--- Work to complete ---
Gather all lines in the data that hold the string "chart".
_ _ _ _
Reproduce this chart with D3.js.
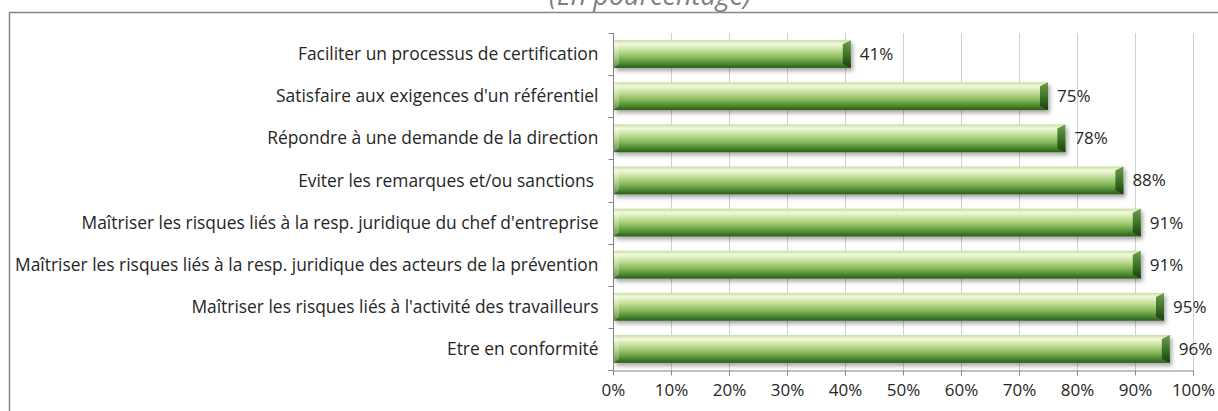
<!DOCTYPE html>
<html lang="fr">
<head>
    <meta charset="UTF-8">
    <title>En pourcentage</title>
    <style>
        body { margin: 0; background: #fff; }
        svg text { font-family: "Open Sans", sans-serif; fill: #262626; }
        .axis path, .axis line { stroke: #868686; }
        .grid line { stroke: #d0d0d0; }
    </style>
</head>
<body>
    <div id="chart"></div>

    <script src="https://d3js.org/d3.v7.min.js"></script>
    <script>
        // Données (de haut en bas)
        const categories = [
            "Faciliter un processus de certification",
            "Satisfaire aux exigences d'un référentiel",
            "Répondre à une demande de la direction",
            "Eviter les remarques et/ou sanctions ",
            "Maîtriser les risques liés à la resp. juridique du chef d'entreprise",
            "Maîtriser les risques liés à la resp. juridique des acteurs de la prévention",
            "Maîtriser les risques liés à l'activité des travailleurs",
            "Etre en conformité"
        ];
        const values = [41, 75, 78, 88, 91, 91, 95, 96];
        const xTicks = [0, 10, 20, 30, 40, 50, 60, 70, 80, 90, 100];
        const title = "(En pourcentage)";

        const W = 1218, H = 411;
        const margin = { top: 33, right: 25, bottom: 41, left: 613 };
        const labelSize = 17.4;

        const svg = d3.select("#chart").append("svg")
            .attr("width", W)
            .attr("height", H);

        const defs = svg.append("defs");
        const grad = defs.append("linearGradient")
            .attr("id", "barGrad").attr("x1", 0).attr("y1", 0).attr("x2", 0).attr("y2", 1);
        grad.append("stop").attr("offset", "0%").attr("stop-color", "#c6df9e");
        grad.append("stop").attr("offset", "14%").attr("stop-color", "#f1f8de");
        grad.append("stop").attr("offset", "38%").attr("stop-color", "#c2de97");
        grad.append("stop").attr("offset", "62%").attr("stop-color", "#89bb5c");
        grad.append("stop").attr("offset", "84%").attr("stop-color", "#4e8a32");
        grad.append("stop").attr("offset", "100%").attr("stop-color", "#2a5c18");

        const capGrad = defs.append("linearGradient")
            .attr("id", "capGrad").attr("x1", 0).attr("y1", 0).attr("x2", 0).attr("y2", 1);
        capGrad.append("stop").attr("offset", "0%").attr("stop-color", "#6f9c4c");
        capGrad.append("stop").attr("offset", "50%").attr("stop-color", "#3f752a");
        capGrad.append("stop").attr("offset", "100%").attr("stop-color", "#173d0d");

        const shadow = defs.append("filter").attr("id", "shadow")
            .attr("x", "-5%").attr("y", "-30%").attr("width", "115%").attr("height", "170%");
        shadow.append("feGaussianBlur").attr("in", "SourceAlpha").attr("stdDeviation", 2);
        shadow.append("feOffset").attr("dx", 2).attr("dy", 3).attr("result", "off");
        shadow.append("feComponentTransfer").append("feFuncA").attr("type", "linear").attr("slope", 0.35);
        const merge = shadow.append("feMerge");
        merge.append("feMergeNode");
        merge.append("feMergeNode").attr("in", "SourceGraphic");

        // Titre (coupé en haut, comme dans l'original)
        svg.append("text")
            .attr("x", 650)
            .attr("y", 5)
            .attr("text-anchor", "middle")
            .style("font-size", "27px")
            .style("font-style", "italic")
            .style("fill", "#7f7f7f")
            .text(title);

        // Cadre
        svg.append("rect")
            .attr("x", 9.5).attr("y", 12.5)
            .attr("width", 1220).attr("height", 420)
            .attr("fill", "none")
            .attr("stroke", "#868686")
            .attr("stroke-width", 1.5);

        const plotW = W - margin.left - margin.right;
        const plotH = H - margin.top - margin.bottom;
        const g = svg.append("g").attr("transform", `translate(${margin.left},${margin.top})`);

        const x = d3.scaleLinear().domain([0, 100]).range([0, plotW]);
        const y = d3.scaleBand().domain(categories).range([0, plotH]).paddingInner(0.34).paddingOuter(0.17);
        const yTicks = d3.scaleLinear().domain([0, categories.length]).range([0, plotH]);

        // Quadrillage
        g.append("g").attr("class", "grid")
            .selectAll("line")
            .data(xTicks.slice(1))
            .enter().append("line")
            .attr("x1", d => Math.round(x(d)) + 0.5)
            .attr("x2", d => Math.round(x(d)) + 0.5)
            .attr("y1", 0)
            .attr("y2", plotH);

        // Axe X
        g.append("g")
            .attr("class", "axis")
            .attr("transform", `translate(0,${plotH + 0.5})`)
            .call(d3.axisBottom(x).tickValues(xTicks).tickFormat(d => d + "%").tickSize(5).tickSizeOuter(0).tickPadding(8))
            .call(a => a.selectAll("text").style("font-size", "17px").style("fill", "#262626"));

        // Axe Y (graduations entre les catégories)
        const yAxis = g.append("g").attr("class", "axis").attr("transform", "translate(0.5,0)");
        yAxis.append("line").attr("y1", 0).attr("y2", plotH).attr("stroke", "#868686");
        yAxis.selectAll(".tk")
            .data(d3.range(categories.length + 1))
            .enter().append("line")
            .attr("x1", -5).attr("x2", 0)
            .attr("y1", i => Math.round(yTicks(i)) + 0.5)
            .attr("y2", i => Math.round(yTicks(i)) + 0.5)
            .attr("stroke", "#868686");
        yAxis.selectAll(".lbl")
            .data(categories)
            .enter().append("text")
            .attr("x", -15)
            .attr("y", d => y(d) + y.bandwidth() / 2)
            .attr("dy", "0.35em")
            .attr("text-anchor", "end")
            .style("font-size", labelSize + "px")
            .style("white-space", "pre")
            .text(d => d);

        // Barres
        const bars = g.selectAll(".bar")
            .data(categories.map((c, i) => ({ c, v: values[i] })))
            .enter().append("g")
            .attr("class", "bar")
            .attr("filter", "url(#shadow)");

        bars.append("rect")
            .attr("x", 1)
            .attr("y", d => y(d.c))
            .attr("width", d => x(d.v) - 1)
            .attr("height", y.bandwidth())
            .attr("fill", "url(#barGrad)");

        // Biseau gauche
        bars.append("path")
            .attr("d", d => {
                const t = y(d.c), b = t + y.bandwidth();
                return `M1,${t} L6,${t + 4} L6,${b - 4} L1,${b} Z`;
            })
            .attr("fill", "#ffffff")
            .attr("opacity", 0.25);

        // Biseau de bout
        bars.append("path")
            .attr("d", d => {
                const t = y(d.c), b = t + y.bandwidth(), e = x(d.v);
                return `M${e - 8},${t + 4} L${e},${t} L${e},${b} L${e - 8},${b - 4} Z`;
            })
            .attr("fill", "url(#capGrad)");

        // Étiquettes de valeur
        g.selectAll(".val")
            .data(categories.map((c, i) => ({ c, v: values[i] })))
            .enter().append("text")
            .attr("x", d => x(d.v) + 9)
            .attr("y", d => y(d.c) + y.bandwidth() / 2)
            .attr("dy", "0.35em")
            .style("font-size", "17px")
            .text(d => d.v + "%");
    </script>
</body>
</html>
_ _ _ _
--- Written answer ---
Reproduce this chart with D3.js.
    <div id="chart"></div>
        const svg = d3.select("#chart").append("svg")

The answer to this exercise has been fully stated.